[BEGIN Dataset section]

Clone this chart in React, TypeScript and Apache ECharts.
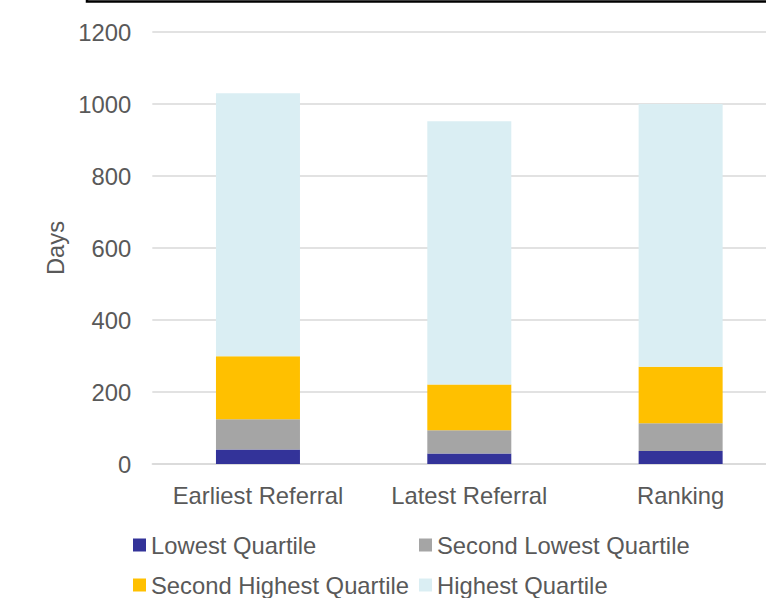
import React, { useEffect, useRef } from "react";
import * as echarts from "echarts";

const categories = ["Earliest Referral", "Latest Referral", "Ranking"];
const seriesNames = [
  "Lowest Quartile",
  "Second Lowest Quartile",
  "Second Highest Quartile",
  "Highest Quartile",
];
const lowest = [40, 29, 36];
const secondLowest = [84, 65, 77];
const secondHighest = [175, 127, 157];
const highest = [731, 731, 730];
const colors = ["#333399", "#A5A5A5", "#FFC000", "#DAEEF3"];

const FONT = "'Liberation Sans', Arial, sans-serif";
const TEXT = "#595959";
const FS = 23.8;

export default function App() {
  const ref = useRef<HTMLDivElement>(null);
  useEffect(() => {
    if (!ref.current) return;
    const chart = echarts.init(ref.current, undefined, { renderer: "svg" });
    const values = [lowest, secondLowest, secondHighest, highest];
    const legendPos = [
      { left: 133, top: 533 },
      { left: 419, top: 533 },
      { left: 133, top: 573 },
      { left: 419, top: 573 },
    ];
    chart.setOption({
      animation: false,
      textStyle: { fontFamily: FONT },
      grid: { left: 152.3, top: 32, width: 634, height: 432, containLabel: false },
      legend: seriesNames.map((n, i) => ({
        data: [n],
        left: legendPos[i].left,
        top: legendPos[i].top,
        itemWidth: 13,
        itemHeight: 13,
        itemGap: 5,
        padding: 0,
        icon: "rect",
        textStyle: { color: TEXT, fontSize: FS, fontFamily: FONT },
      })),
      xAxis: {
        type: "category",
        data: categories,
        axisLine: { show: true, lineStyle: { color: "#D9D9D9", width: 1.5 } },
        axisTick: { show: false },
        axisLabel: { color: TEXT, fontSize: FS, fontFamily: FONT, margin: 19, interval: 0 },
      },
      yAxis: {
        type: "value",
        min: 0,
        max: 1200,
        interval: 200,
        name: "Days",
        nameLocation: "middle",
        nameGap: 80,
        nameTextStyle: { color: TEXT, fontSize: FS, fontFamily: FONT },
        axisLine: { show: false },
        axisTick: { show: false },
        axisLabel: {
          color: TEXT,
          fontSize: FS,
          fontFamily: FONT,
          margin: 21,
          formatter: (v: number) => String(v),
        },
        splitLine: { lineStyle: { color: "#D9D9D9", width: 1.5 } },
      },
      series: seriesNames.map((n, i) => ({
        name: n,
        type: "bar",
        stack: "total",
        barWidth: 84,
        data: values[i],
        itemStyle: { color: colors[i] },
      })),
      graphic: [
        {
          type: "polyline",
          shape: { points: [[87, -5], [87, 1.5], [800, 1.5]] },
          style: { stroke: "#000", lineWidth: 2.5, fill: null },
        },
      ],
    });
    return () => chart.dispose();
  }, []);
  return (
    <div
      style={{
        position: "fixed",
        left: 0,
        top: 0,
        width: 766,
        height: 598,
        overflow: "hidden",
        background: "#fff",
      }}
    >
      <div ref={ref} style={{ width: 800, height: 598 }} />
    </div>
  );
}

[END Dataset section]

Return all lines containing "React".

Clone this chart in React, TypeScript and Apache ECharts.
import React, { useEffect, useRef } from "react";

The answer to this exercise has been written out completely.